A Paweł Szewczyk, prezes wrocławskiego Nettle, zajmującego się m.in. wierzytelnościami szpitali, dodaje: – Producenci sprzętu medycznego przeciętnie czekają jeszcze dłużej, bo 214 – 270 dni.
Dane o zadłużeniu szpitali za trzy kwartały tego roku znane będą pod koniec listopada. Z tych po pół roku wynika, że szpitale miały ponad 9,65 mld długów, w tym ok. 2,3 mld zł wymagalnych, czyli takich, których termin płatności minął.

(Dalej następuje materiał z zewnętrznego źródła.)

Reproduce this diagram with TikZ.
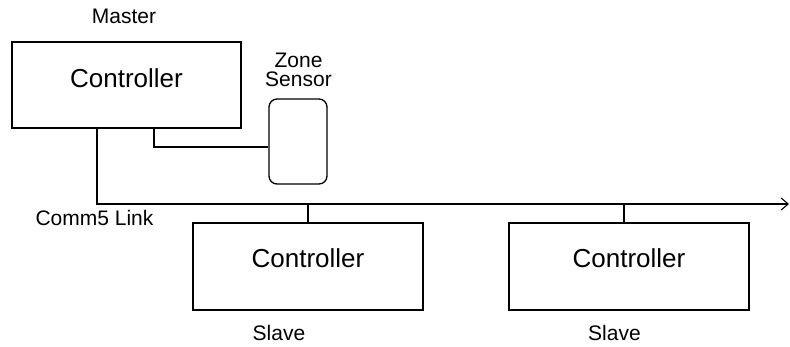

– Szpitale najczęściej nie płacą regionalnym centrom krwiodawstwa i krwiolecznictwa, potem zalegają z opłatami za energię, wodociągi oraz gaz. W trzeciej kolejności, gdy jest już źle, decydują się na długi wobec koncernów farmaceutycznych i firm produkujących sprzęt medyczny – wymienia Kamil Marcyniuk, menedżer ds. kluczowych klientów w M.W. Trade. Według niego najbardziej zadłużone są szpitale kliniczne. – Trudno wskazać region, w którym sytuacja jest najgorsza. Jedynie szpitale województwa opolskiego wychodzą obronną ręką – dodaje.
Inne firmy analizujące sytuację na rynku medycznym uważają, że szpitale starają się nie zadłużać wobec dostawców mediów, lecz pozwalają sobie na wydłużanie terminu płacenia za leki i sprzęt.